Cathodic electrodeposition of p-CuSCN nanorod and its dye-sensitized photocathodic property

Mechanism of cathodic electrodeposition of CuSCN from ethanolic solutions containing Cu2+ and SCN- was studied in detail. Job's plot for the absorption spectra of mixed solution in various Cu2+: SCN- ratios have revealed the presence of [Cu(SCN)2]0 as a soluble species responsible to the electrode process in SCN- rich solutions. From Levich analysis of diffusion limited current employing a rotating disc electrode (RDE), diffusion coefficients of 5.2 × 10-6 cm2 s-1 and 3.0 × 10-6 cm2 s-1 in ethanol at 298 K were determined for [Cu(SCN)2]0 and [Cu(SCN)]+, respectively.

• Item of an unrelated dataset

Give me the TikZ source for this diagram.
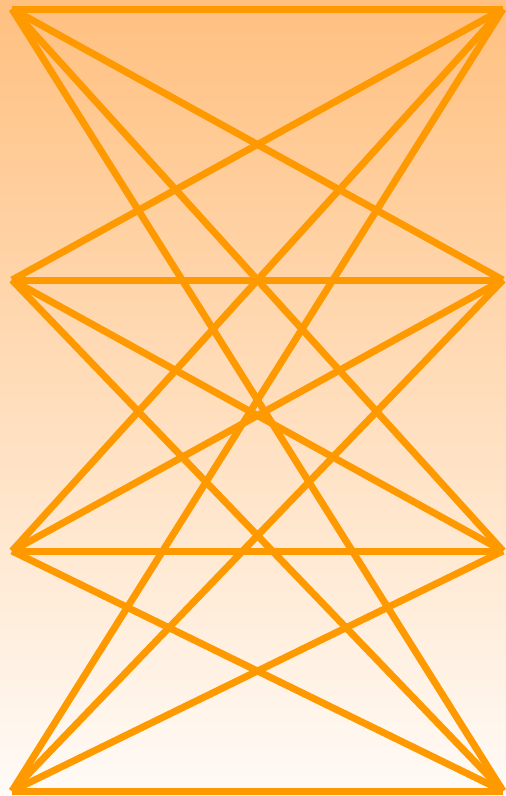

Morphology as well as crystallographic orientation of the product films significantly changed by the composition of the electrolytic baths. When the bath contains excess of Cu2+ and mixed solvent up to 50% ethanol content to water was used, strong anisotropic crystal growth along the c-axis was observed. When electrolysis was carried out under stationary conditions, the nanorod structures in high aspect ratios could be obtained, due to the limited transport of the active species to the tip of the rods. When rhodamine B was adsorbed onto such CuSCN as a sensitizer, dye-sensitized photocathodic current was observed with an incident photon to current conversion efficiency (IPCE) of 4.4% at the absorption maximum, suggesting its usefulness as the hole conducting electrode in construction of nanostructured solar cells.